Program Notes

Cuban Overture

GEORGE GERSHWIN
BORN: September 26, 1898. Brooklyn, NY
DIED: July 11, 1937. Hollywood, CA

COMPOSED: 1932 

WORLD PREMIERE: August 16, 1932. Albert Coates conducted at New York's Lewisohn Stadium

SFS PERFORMANCESFIRST—April 1956. André Kostelanetz led the SFS at a pops concert. MOST RECENT—July 2010. Donato Cabrera conducted

INSTRUMENTATION: 3 flutes (3rd doubling piccolo), 2 oboes and English horn, 2 clarinets and bass clarinet, 2 bassoons and contrabassoon, 4 horns, 3 trumpets, 3 trombones, tuba, timpani, bass drum, bells, bongo drums, claves, cymbals, guiro, maracas, snare drum, wood block, xylophone, and strings 

DURATION: About 11 mins

THE BACKSTORY: George Gershwin straddled the worlds of popular song, Broadway, Hollywood, and the concert hall more successfully than any composer before his time or since. His songs mixed urban savvy and sentiment like no one else, and no one expressed better the inner life of a rapidly urbanizing America, so full of strivers and self-improvers just like himself. Highbrow pundits never quite knew what to do about Gershwin. That a more or less self-taught Broadway tunesmith presumed to write ambitious concert works such as An American in Paris or Rhapsody in Blue was annoying enough. That he was often boisterously successful with those same works was even more irritating.

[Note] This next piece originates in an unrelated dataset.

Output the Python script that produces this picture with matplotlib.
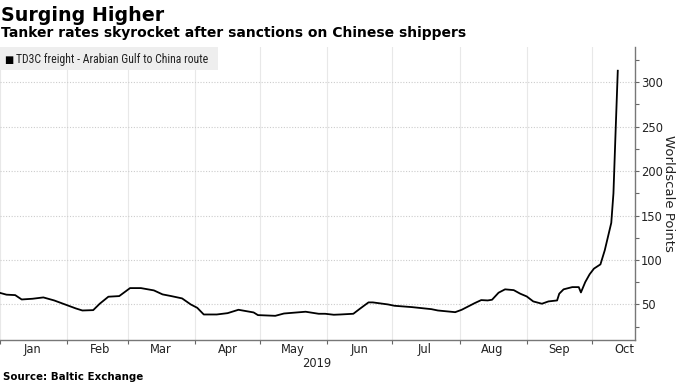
import matplotlib.pyplot as plt
import matplotlib.dates as mdates
import pandas as pd
from matplotlib.font_manager import findfont, FontProperties

# TD3C freight, Worldscale points
dates = pd.to_datetime([
    "2019-01-01", "2019-01-04", "2019-01-08", "2019-01-11", "2019-01-16", "2019-01-21",
    "2019-01-26", "2019-01-31", "2019-02-05", "2019-02-08", "2019-02-13", "2019-02-16",
    "2019-02-20", "2019-02-25", "2019-03-02", "2019-03-07", "2019-03-13", "2019-03-17",
    "2019-03-21", "2019-03-26", "2019-03-30", "2019-04-02", "2019-04-05", "2019-04-11",
    "2019-04-16", "2019-04-21", "2019-04-28", "2019-04-30", "2019-05-08", "2019-05-12",
    "2019-05-22", "2019-05-28", "2019-05-31", "2019-06-04", "2019-06-07", "2019-06-13",
    "2019-06-16", "2019-06-20", "2019-06-22", "2019-06-29", "2019-07-02", "2019-07-10",
    "2019-07-19", "2019-07-22", "2019-07-30", "2019-08-02", "2019-08-08", "2019-08-11",
    "2019-08-14", "2019-08-16", "2019-08-19", "2019-08-22", "2019-08-26", "2019-08-29",
    "2019-09-01", "2019-09-04", "2019-09-08", "2019-09-11", "2019-09-15", "2019-09-16",
    "2019-09-18", "2019-09-22", "2019-09-25", "2019-09-26", "2019-09-28", "2019-09-30",
    "2019-10-02", "2019-10-05", "2019-10-07", "2019-10-10", "2019-10-11", "2019-10-12",
    "2019-10-13",
])
values = [
    63, 61, 60.5, 55.6, 56.4, 57.9,
    54.5, 50, 45.5, 43.2, 43.6, 50.8,
    58.7, 59.4, 68.4, 68.4, 65.8, 61.3,
    59.4, 56.8, 50, 46.2, 38.7, 38.7,
    40.2, 44, 41, 38, 37.2, 39.8,
    41.8, 39.5, 39.5, 38.4, 38.7, 39.5,
    45.1, 52.3, 52.3, 50, 48.5, 47,
    44.7, 43.2, 41.3, 44, 51.5, 54.9,
    54.5, 55.3, 63.2, 67, 66.1, 62.1,
    59, 53.4, 50.8, 53.4, 54.5, 62.1,
    67, 69.5, 69.5, 63.5, 75.2, 83.9,
    90.3, 95.1, 111, 141.8, 175, 245,
    313,
]
y_major = [50, 100, 150, 200, 250, 300]
y_minor = [25, 75, 125, 175, 225, 275, 325]

title = "Surging Higher"
subtitle = "Tanker rates skyrocket after sanctions on Chinese shippers"
series_name = "TD3C freight - Arabian Gulf to China route"
source = "Source: Baltic Exchange"


def pick_font(candidates):
    for name in candidates:
        try:
            findfont(FontProperties(family=name), fallback_to_default=False)
            return name
        except Exception:
            pass
    return None


narrow = pick_font(["Liberation Sans Narrow", "DejaVu Sans Condensed",
                    "Roboto Condensed", "Open Sans Condensed"])
legend_kw = dict(family=narrow, fontsize=8.5) if narrow else dict(fontsize=6.4)

fig = plt.figure(figsize=(6.8, 3.83), dpi=100)
ax = fig.add_axes([0.0, 0.1123, 0.934, 0.7657])

ax.plot(dates, values, color="black", lw=1.3, zorder=3)

ax.set_xlim(pd.Timestamp("2019-01-01"), pd.Timestamp("2019-10-21"))
ax.set_ylim(10, 340)

# y axis on the right
ax.yaxis.tick_right()
ax.yaxis.set_label_position("right")
ax.set_yticks(y_major)
ax.set_yticks(y_minor, minor=True)
ax.tick_params(axis="y", which="both", direction="out", length=3, width=0.8,
               color="#666666", labelsize=8.3, pad=1, labelcolor="#222222")
ax.set_ylabel("Worldscale Points", rotation=-90, labelpad=9, fontsize=9.5,
              color="#222222")

# x axis: ticks at month starts, labels mid-month
ax.xaxis.set_major_locator(mdates.MonthLocator())
ax.xaxis.set_major_formatter(plt.NullFormatter())
ax.xaxis.set_minor_locator(mdates.MonthLocator(bymonthday=16))
ax.xaxis.set_minor_formatter(mdates.DateFormatter("%b"))
ax.tick_params(axis="x", which="major", direction="out", length=3, width=0.8,
               color="#666666")
ax.tick_params(axis="x", which="minor", length=0, labelsize=8.3, pad=2.5,
               labelcolor="#222222")

for s in ["left", "top"]:
    ax.spines[s].set_visible(False)
for s in ["right", "bottom"]:
    ax.spines[s].set_color("#777777")
    ax.spines[s].set_linewidth(1.0)

ax.grid(axis="x", which="major", color="#e8e8e8", lw=0.8)
ax.grid(axis="y", which="major", color="#cccccc", lw=0.8, ls=(0, (1, 1.5)))
ax.set_axisbelow(True)

fig.text(317 / 680, 1 - 367 / 383, "2019", ha="center", va="baseline",
         fontsize=8.3, color="#222222")

# legend box
fig.patches.append(plt.Rectangle((0.0, 1 - 70 / 383), 218 / 680, 23 / 383,
                                 transform=fig.transFigure, facecolor="#eeeeee",
                                 edgecolor="none", zorder=1))
fig.text(4 / 680, 1 - 63 / 383, "\u25a0", fontsize=7, va="baseline", ha="left",
         color="black")
fig.text(16 / 680, 1 - 63 / 383, series_name, va="baseline", ha="left",
         color="#222222", **legend_kw)

fig.text(0.002, 1 - 20.7 / 383, title, fontsize=13.7, fontweight="bold",
         va="baseline", ha="left")
fig.text(0.002, 1 - 37.3 / 383, subtitle, fontsize=10, fontweight="bold",
         va="baseline", ha="left")
fig.text(0.004, 1 - 380 / 383, source, fontsize=7.4, fontweight="bold",
         va="baseline", ha="left")

fig.savefig("out.png", dpi=100)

In 1932, when Cuba was still a playground for wealthy Easterners, George Gershwin traveled to Havana and applied himself to its sports, beaches, and gaming tables with the legendary gusto that colored the whole of his existence. During his visit—and not least of all in the course of wild serenades played in his honor at all hours of the morning—he developed a fascination for Cuban music and the percussion instruments that gave it its distinctive flavor: maracas, bongos, claves (hardwood sticks struck together) and the guiro (a serrated gourd scraped with a wooden stick). When he returned to New York he brought with him an assortment of these instruments (just as he had taken taxi horns back from France for his American in Paris) and the inspiration for his third orchestral work, an evocation of the Cuban dance entitled Rumba. (Before its second performance, it was renamed Cuban Overture, lest it be thought of simply as a piece for dance band.) At New York's Lewisohn Stadium on August 16, 1932, the fact of its premiere was overshadowed by the sheer phenomenon of the event itself—the first all-Gershwin concert—and the immense tribute paid its composer by the monumental attendance. Gershwin himself called it “the most exciting night I have ever had, first, because the Philharmonic Orchestra played an entire program of my music, and second, because the all-time record for the Stadium concerts was broken. I have just gotten the figures: 17,845 people paid to get in and just about 5,000 were at the closed gate trying to fight their way in—unsuccessfully.” “Musical history is replete,” noted one critic, “with examples of composers who, if they did not suffer complete neglect at the hands of their contemporaries, could hope for little more than the encouragement and understanding of an enlightened few. George Gershwin, surveying the throngs who came to hear him, had much for which to be grateful.”

In notes for the premiere, Gershwin commented: “In my composition I have endeavored to combine the Cuban rhythms with my  own thematic material. The result is a symphonic overture which embodies the essence of the Cuban dance.” Gershwin went on at length about the work’s structural elements, and he could hardly contain his excitement over his incorporation of technical practices from the so-called “serious” modern music. His analysis ignored the orchestral color and rhythmic verve that impart life and movement to his work. “The scoring is remarkably transparent for Gershwin,” writes Charles Schwartz. “The rather wide spectrum of instrumental colors in this composition, enhanced by the underlying sounds and rhythmic momentum of ‘Cuban’ percussion instruments, come through with considerable clarity and effectiveness, making [this] a fine display piece for orchestra.”